Negli ultimi dieci anni Nino Caianiello “aveva creato un radicato sistema clientelare” con la “sua concreta possibilità di influire sull’esito delle campagne elettorali dei candidati politici locali”, poiché “era una figura di assoluto rilievo ” in Forza Italia, “non solo nella provincia di Varese” ma nell’intera Lombardia. Lo scrive il Tribunale del Riesame milanese, presieduto da Cesare Tacconi, nelle prime motivazioni depositate di una delle tante decisioni con cui, nelle scorse settimane, sono stati respinti i ricorsi degli arrestati (43 le misure cautelari e molti di più gli indagati, compresa Lara Comi e il governatore Attilio Fontana), tra cui anche quello dell’ex vice coordinatore lombardo di Forza Italia, Pietro Tatarella.
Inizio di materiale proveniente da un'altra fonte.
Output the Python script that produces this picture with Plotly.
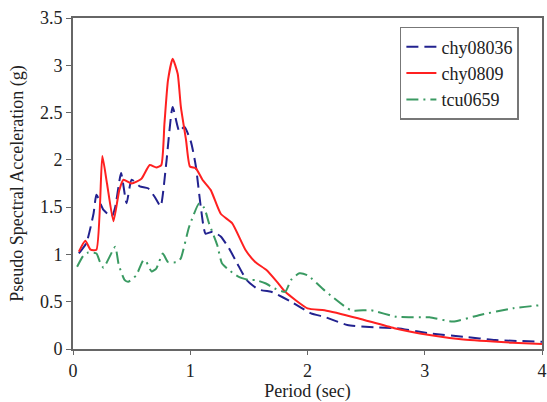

Nelle motivazioni, che confermano il quadro dell’inchiesta della procura di Milano, i giudici spiegano che Caianiello disponeva di un “vasto bacino di voti” e che l’associazione a delinquere era in grado di “penetrare nelle strutture societarie pubbliche”

In una trentina di pagine i giudici, oltre a spiegare nel dettaglio perché hanno respinto il ricorso di Stefano Besani, avvocato finito ai domiciliari per una presunta corruzione, tracciano il quadro della “cricca” – guidata da Caianiello, soprannominato il “Mullah” e finito in carcere con il blitz della Dda di Milano del 7 maggio scorso – che si sarebbe occupata, allo stesso tempo, di un giro di mazzette, appalti e nomine pilotate e finanziamenti illeciti alla politica, reato di cui è accusato anche il deputato azzurro Diego Sozzani, per il quale pende alla Camera la richiesta di arresto.

Caianiello, scrivono i giudici, “aveva la funzione di trait d’union tra l’area della provincia di Varese e quella milanese”, perché rappresentava anche per i “sodali milanesi” il “ruolo di fondamentale garante della realizzabilità di progetti criminosi e delle occasioni di illecito guadagno”. E le indagini “hanno dimostrato la sussistenza” di “intrecci e avvicendamenti operativi tra l’associazione capeggiata da Caianiello” e quella guidata dall’imprenditore Daniele D’Alfonso della Ecol-service, finito in carcere anche con l’accusa di aver favorito una cosca della ‘ndrangheta. Caianiello era anche “il raccordo con gli esponenti regionali e provinciali del mondo politico e delle istituzioni” e “di fatto” esercitava “funzioni pubbliche” in tutte le “più importanti società partecipate della provincia di Varese”. 

I giudici mettono in luce anche come il presunto “burattinaio” nelle Regionali lombarde del 2018 sia riuscito “a far eleggere al Consiglio regionale” un “giovanissimo candidato di sua strettissima fiducia, Angelo Palumbo, facendogli peraltro ottenere successivamente anche la presidenza di un’importante commissione consiliare (quella dell’Agricoltura), attivandosi anche per il finanziamento illecito della sua campagna elettorale”. Gli “uomini giusti al posto giusto”, scrive ancora il Riesame, garantivano “ai due sodalizi, in sinergica collaborazione e in modo trasversale, benefici e arricchimento”.